Objective
Nothing after the line with "yticks = [-2, -1, 0, 1, 2, 3, 4, 5, 6]" belongs in the copy; extract the lines below from the top through that line, pictures left out.

START Material

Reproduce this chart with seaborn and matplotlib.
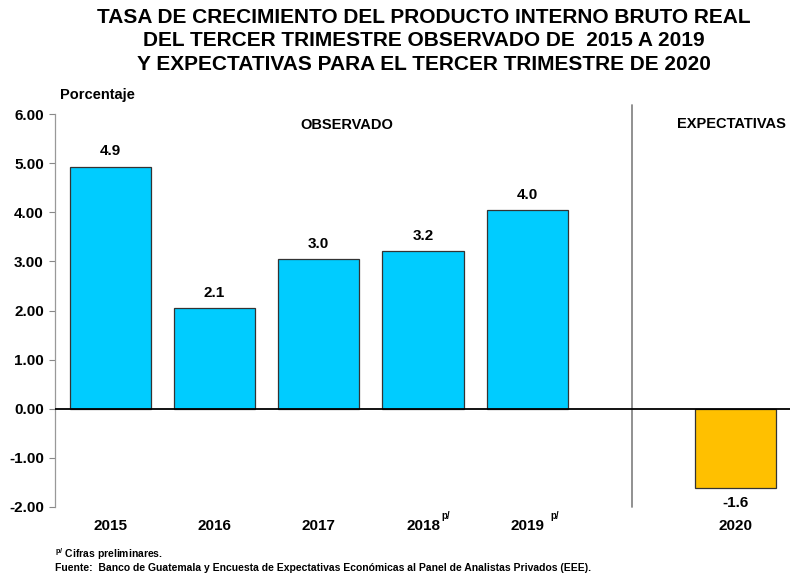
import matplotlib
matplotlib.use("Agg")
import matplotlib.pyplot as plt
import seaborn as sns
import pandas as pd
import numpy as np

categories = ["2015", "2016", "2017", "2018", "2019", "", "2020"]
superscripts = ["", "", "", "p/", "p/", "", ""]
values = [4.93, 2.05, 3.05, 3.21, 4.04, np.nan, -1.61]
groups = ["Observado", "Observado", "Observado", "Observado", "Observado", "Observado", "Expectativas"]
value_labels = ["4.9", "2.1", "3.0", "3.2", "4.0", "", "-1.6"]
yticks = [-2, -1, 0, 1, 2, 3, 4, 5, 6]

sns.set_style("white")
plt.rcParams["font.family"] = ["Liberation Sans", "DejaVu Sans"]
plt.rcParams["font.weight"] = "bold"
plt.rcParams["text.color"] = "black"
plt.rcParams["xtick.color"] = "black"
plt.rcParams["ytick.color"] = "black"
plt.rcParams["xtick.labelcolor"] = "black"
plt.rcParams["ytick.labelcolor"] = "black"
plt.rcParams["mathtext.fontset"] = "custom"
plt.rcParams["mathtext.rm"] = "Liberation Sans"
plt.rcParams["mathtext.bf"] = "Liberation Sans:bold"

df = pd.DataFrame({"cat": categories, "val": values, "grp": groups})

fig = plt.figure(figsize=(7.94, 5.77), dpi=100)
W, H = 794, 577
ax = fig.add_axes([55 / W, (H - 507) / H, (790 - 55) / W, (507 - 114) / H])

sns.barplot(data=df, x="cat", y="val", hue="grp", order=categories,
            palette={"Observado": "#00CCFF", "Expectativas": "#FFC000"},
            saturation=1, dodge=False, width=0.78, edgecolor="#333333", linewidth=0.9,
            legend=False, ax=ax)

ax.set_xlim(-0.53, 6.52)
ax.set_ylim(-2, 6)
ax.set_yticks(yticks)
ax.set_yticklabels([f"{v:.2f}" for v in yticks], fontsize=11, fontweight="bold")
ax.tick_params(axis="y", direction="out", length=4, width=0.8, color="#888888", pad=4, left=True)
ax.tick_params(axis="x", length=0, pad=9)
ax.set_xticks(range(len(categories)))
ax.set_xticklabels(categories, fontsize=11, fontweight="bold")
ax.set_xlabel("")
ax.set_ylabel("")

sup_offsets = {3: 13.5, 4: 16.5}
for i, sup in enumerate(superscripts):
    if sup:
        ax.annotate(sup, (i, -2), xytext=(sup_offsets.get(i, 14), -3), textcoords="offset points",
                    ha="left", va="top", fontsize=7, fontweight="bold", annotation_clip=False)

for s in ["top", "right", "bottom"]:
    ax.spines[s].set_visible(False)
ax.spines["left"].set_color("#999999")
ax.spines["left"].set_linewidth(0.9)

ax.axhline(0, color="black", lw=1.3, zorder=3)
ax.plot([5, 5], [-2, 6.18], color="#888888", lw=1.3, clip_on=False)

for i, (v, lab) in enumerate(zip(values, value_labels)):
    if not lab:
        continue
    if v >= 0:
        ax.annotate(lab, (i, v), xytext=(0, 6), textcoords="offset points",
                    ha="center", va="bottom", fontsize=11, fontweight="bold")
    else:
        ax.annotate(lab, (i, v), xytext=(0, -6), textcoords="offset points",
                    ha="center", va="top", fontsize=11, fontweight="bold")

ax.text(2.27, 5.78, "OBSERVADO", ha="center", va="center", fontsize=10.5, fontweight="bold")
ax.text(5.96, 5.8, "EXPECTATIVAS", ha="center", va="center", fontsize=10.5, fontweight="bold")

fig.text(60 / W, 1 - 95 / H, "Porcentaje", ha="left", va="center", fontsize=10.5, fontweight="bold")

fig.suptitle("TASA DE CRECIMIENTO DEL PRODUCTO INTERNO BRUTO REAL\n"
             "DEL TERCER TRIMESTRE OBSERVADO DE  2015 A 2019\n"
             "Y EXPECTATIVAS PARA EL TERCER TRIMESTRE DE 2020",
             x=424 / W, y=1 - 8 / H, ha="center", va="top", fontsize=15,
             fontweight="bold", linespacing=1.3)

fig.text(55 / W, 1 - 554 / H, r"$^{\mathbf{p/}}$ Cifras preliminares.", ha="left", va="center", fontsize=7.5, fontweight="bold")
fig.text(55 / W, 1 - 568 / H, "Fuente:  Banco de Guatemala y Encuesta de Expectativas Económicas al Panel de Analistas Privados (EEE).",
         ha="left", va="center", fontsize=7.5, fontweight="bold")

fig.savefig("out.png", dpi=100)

END Material

Solution to the exercise
Reproduce this chart with seaborn and matplotlib.
import matplotlib
matplotlib.use("Agg")
import matplotlib.pyplot as plt
import seaborn as sns
import pandas as pd
import numpy as np

categories = ["2015", "2016", "2017", "2018", "2019", "", "2020"]
superscripts = ["", "", "", "p/", "p/", "", ""]
values = [4.93, 2.05, 3.05, 3.21, 4.04, np.nan, -1.61]
groups = ["Observado", "Observado", "Observado", "Observado", "Observado", "Observado", "Expectativas"]
value_labels = ["4.9", "2.1", "3.0", "3.2", "4.0", "", "-1.6"]
yticks = [-2, -1, 0, 1, 2, 3, 4, 5, 6]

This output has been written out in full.